Despite the headline pressure, insiders have been buying aggressively. Board director Rachel Glaser purchased 1,000 shares at $44.94 each, totaling $197,873. President of Marketplaces Fred Saint bought 20,000 shares on March 1 at an average price of $45.33, for approximately $906,600. Most notably, CEO and Founder Andy Florance purchased 55,720 shares at $44.52 apiece, a commitment of roughly $24.8 million. That level of conviction from the company’s own leadership is difficult to ignore.
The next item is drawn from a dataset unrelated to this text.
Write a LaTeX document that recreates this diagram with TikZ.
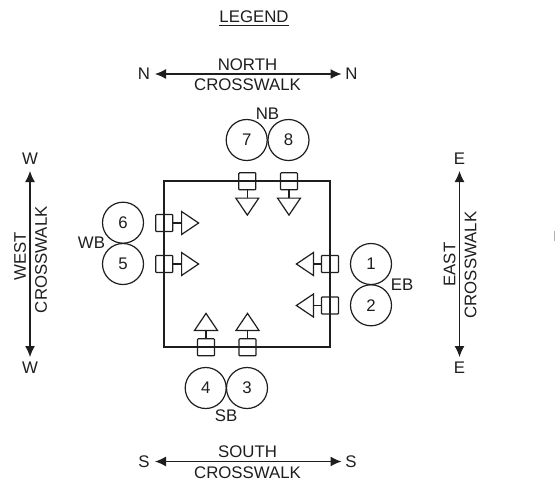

KKR (KKR): Co–CEOs Step Up With $8.8 Million in Purchases
Shares of KKR & Co. (NYSE: KKR) have been hit hard, dropping from roughly $135 to below $85. But co-CEOs Joseph Bae and Scott Nuttall aren’t waiting on the sidelines. The pair purchased a combined $8.8 million worth of KKR stock last week. As Barron’s reported, board members and co-CEOs have collectively purchased more than $46 million worth of shares since February 11.
KKR addressed the purchases directly, saying: “These purchases reflect our leadership team’s strong confidence in our future performance.”
The stock appears to be finding its footing after testing a low of $84.57 and is beginning to pivot higher. The initial target from here is a move to $100.

Why Insider Buying Can Mean More Than a Short Seller Report
Insider buying doesn’t guarantee success, but when executives put significant sums of their own capital into shares following sharp declines or negative headlines, it warrants a closer look. In all three cases — SOFI, CSGP, and KKR — leadership is putting real money behind their conviction. That kind of alignment between insiders and shareholders is rarely something the market gets to see this clearly.